Ken Minor responds to three housing questions

The Times-Independent asked each of the ten remaining candidates for Moab City Council three questions regarding housing and taxation. Seven of the candidates responded, two of them after press time. Here is a link to the full story.

  1. How do you plan to close the gap between rents and incomes in Moab? Is the right approach to raise incomes, lower rents, or both? How would you do either of those things?
  2. A significant reason the city has unaffordable rents is low-density housing. Much of the city is zoned for single-family houses, which are unaffordable for most residents. The zones for apartment complexes and other high-density housing options are severely limited. Do you view this as a problem? How would you address it?
  3. The City of Moab does not directly benefit from increasing property values because it does not levy a property tax, making it largely dependent on tourism for tax revenue. Should the city levy a property tax? Explain.
Ken Minor

You’ve touched one of my political nerves with this one. This may need to be edited down.

Housing for locals in Moab is indeed in a crisis state and I do not use that word lightly. I have worked with a number of people that have lost their housing and been forced out of town due to the high prices. Some to the valley, some to La Sal or Green River. I lost a great long term employee who just couldn’t afford to live in the Moab area anymore. We have single family residences in Moab housing two and three families due to the high cost of rent.

How can we close the gap between income and the cost of housing? If we foster a diverse business friendly environment then we may help the income side a bit, but the best thing that the city can do at this point is lower housing prices by enabling a greater supply of affordable housing.

I think we all recognize that the cost of land in Moab is just going to increase. We also realize that we need to provide more affordable housing in the city. Simply forcing our lower income workforce to live farther and farther from work is not acceptable. I know families that don’t have cars. I know families that do, but struggle with the costs. I know families that simply would rather walk or ride a bike to work and to shop.

Nobody seems to want higher density housing in their neighborhood, I understand that.

I love the feel of old Moab with its open yards and spaces. I was raised on a small farm where we had lots of room and space. I have watched the subdivisions swallow the farmland around us. I watched as Mom had to sell most of her farmland as her medical costs grew. I was saddened to watch houses sprout where our garden used to grow.

However, as I look at it from this side of history, those developments were well-planned and have added to the community. The housing provided to families has been a benefit and the neighborhoods are a good thing. We need to build new high-density neighborhoods and integrate well planned higher density housing into some of our existing ones. We need to zone more areas for apartment complexes, tiny homes, and other high-density housing options.

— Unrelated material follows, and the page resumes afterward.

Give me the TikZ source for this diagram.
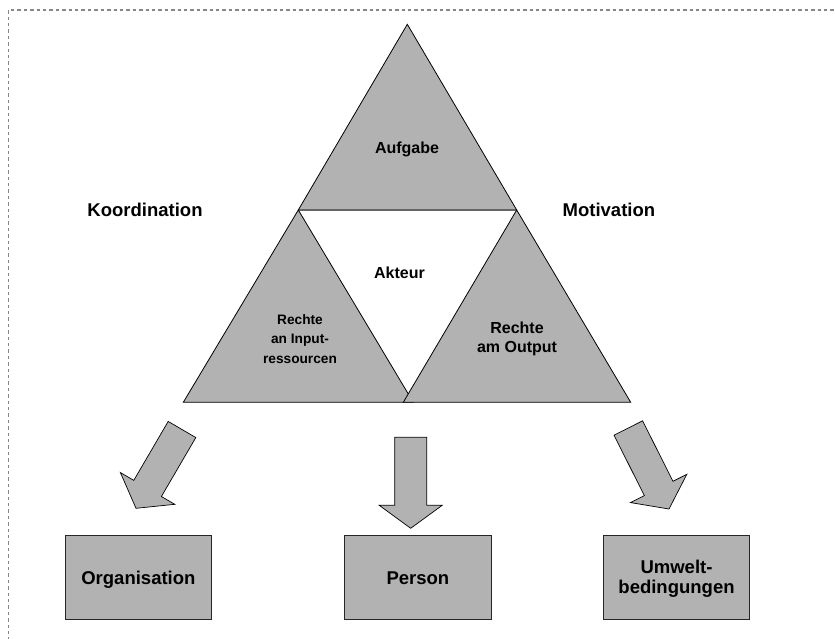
\documentclass[tikz,border=0pt]{standalone}
\usepackage{fontspec}
\setmainfont{Liberation Sans}
\usetikzlibrary{calc}

\definecolor{panelgray}{RGB}{178,178,178}
\definecolor{framegray}{RGB}{135,135,135}
\definecolor{seamgray}{RGB}{100,100,100}

\tikzset{
  frame/.style={draw=framegray, line width=1.4pt, dash pattern=on 3.4pt off 3pt},
  tri/.style={fill=panelgray, draw=black, line width=0.8pt, line join=miter},
  seam/.style={draw=seamgray, line width=1.8pt},
  box/.style={fill=panelgray, draw=black!85, line width=0.9pt,
              minimum width=146.7pt, minimum height=84pt, inner sep=0pt},
  bigarrow/.style={fill=panelgray, draw=black, line width=0.7pt, line join=miter},
  biglbl/.style={font=\bfseries\fontsize{18.5}{20}\selectfont,
                 inner sep=0pt, anchor=base, align=center},
  midlbl/.style={font=\bfseries\fontsize{16}{19.4}\selectfont,
                 inner sep=0pt, anchor=base, align=center},
  smalllbl/.style={font=\bfseries\fontsize{13.7}{19.5}\selectfont,
                   inner sep=0pt, anchor=base, align=center},
}

% broad block arrow from tail (#1) to tip (#2):
% shaft 32pt wide, head 63pt wide and 23pt long
\newcommand\blockarrow[2]{%
  \draw[bigarrow]
    ($(#1)!16pt!90:(#2)$) --
    ($(#2)!23pt!(#1)!16pt!-90:(#1)$) --
    ($(#2)!23pt!(#1)!31.5pt!-90:(#1)$) --
    (#2) --
    ($(#2)!23pt!(#1)!31.5pt!90:(#1)$) --
    ($(#2)!23pt!(#1)!16pt!90:(#1)$) --
    ($(#1)!16pt!-90:(#2)$) -- cycle;%
}

\begin{document}
\begin{tikzpicture}[x=1pt, y=-1pt]
  \useasboundingbox (0,0) rectangle (835,639);

  % dashed outer frame (open to the right and bottom)
  \draw[frame] (8.3,660) |- (860,10);

  % corner points of the three triangles
  \coordinate (apex) at (407.3,24.3);
  \coordinate (lv)   at (298.3,210);
  \coordinate (rv)   at (516.7,210);
  \coordinate (lb1)  at (183.3,402.3);
  \coordinate (lb2)  at (413.3,402.3);
  \coordinate (rb1)  at (403.3,402.3);
  \coordinate (rb2)  at (630.7,402.3);

  % upper triangle
  \fill[panelgray] (apex) -- (lv) -- (rv) -- cycle;
  \draw[seam] (lv) -- (rv);
  \draw[line width=0.8pt] (lv) -- (apex) -- (rv);

  % lower triangles
  \draw[tri] (lv) -- (lb1) -- (lb2) -- cycle;
  \draw[tri] (rv) -- (rb1) -- (rb2) -- cycle;

  % labels in and around the triangles (multi-line labels sit on their last baseline)
  \node[midlbl] (aufgabe) at (407,153.3) {Aufgabe};
  \node[midlbl] (akteur)  at (399.5,278.3) {Akteur};
  \node[smalllbl] (input) at (300,363) {Rechte\hspace{1.2em}\\an Input-\\ressourcen};
  \node[midlbl] (output)  at (517,352.7) {Rechte\\am Output};
  \node[biglbl] (koord)   at (145,216) {Koordination};
  \node[biglbl] (motiv)   at (608.9,216) {Motivation};

  % boxes
  \node[box] (org)    at (138.3,577) {};
  \node[box] (person) at (417.9,577) {};
  \node[box] (umwelt) at (676.4,577) {};
  \node[biglbl] (orgtxt)    at (138.4,584.3) {Organisation};
  \node[biglbl] (persontxt) at (417.9,584.3) {Person};
  \node[biglbl] (umwelttxt) at (676.5,593.3) {Umwelt-\\bedingungen};

  % block arrows
  \coordinate (ta1) at (182,429.5);   \coordinate (tp1) at (136,508.3);
  \coordinate (ta2) at (410.7,437.3); \coordinate (tp2) at (410.7,528.3);
  \coordinate (ta3) at (628.3,428);   \coordinate (tp3) at (669,509);
  \blockarrow{ta1}{tp1}
  \blockarrow{ta2}{tp2}
  \blockarrow{ta3}{tp3}
\end{tikzpicture}
\end{document}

I believe that we can work with local businesses to allow them affordable options to provide workforce housing. However, I do not feel it is appropriate to mandate that they do so.

I do not believe that the city should levy a property tax unless it were to become absolutely necessary to provide basic services. I would work to reduce the budget before supporting a city property tax. One small reason is that it would just make local housing more expensive. How does raising the cost of housing make rent go down?

The main reason though is that if we added a new revenue stream now, the city would simply find a good way to spend it and we would become dependent upon it. Then if the sales tax revenues were to dramatically decrease, what would we do then? I am definitely not in favor of a city property tax.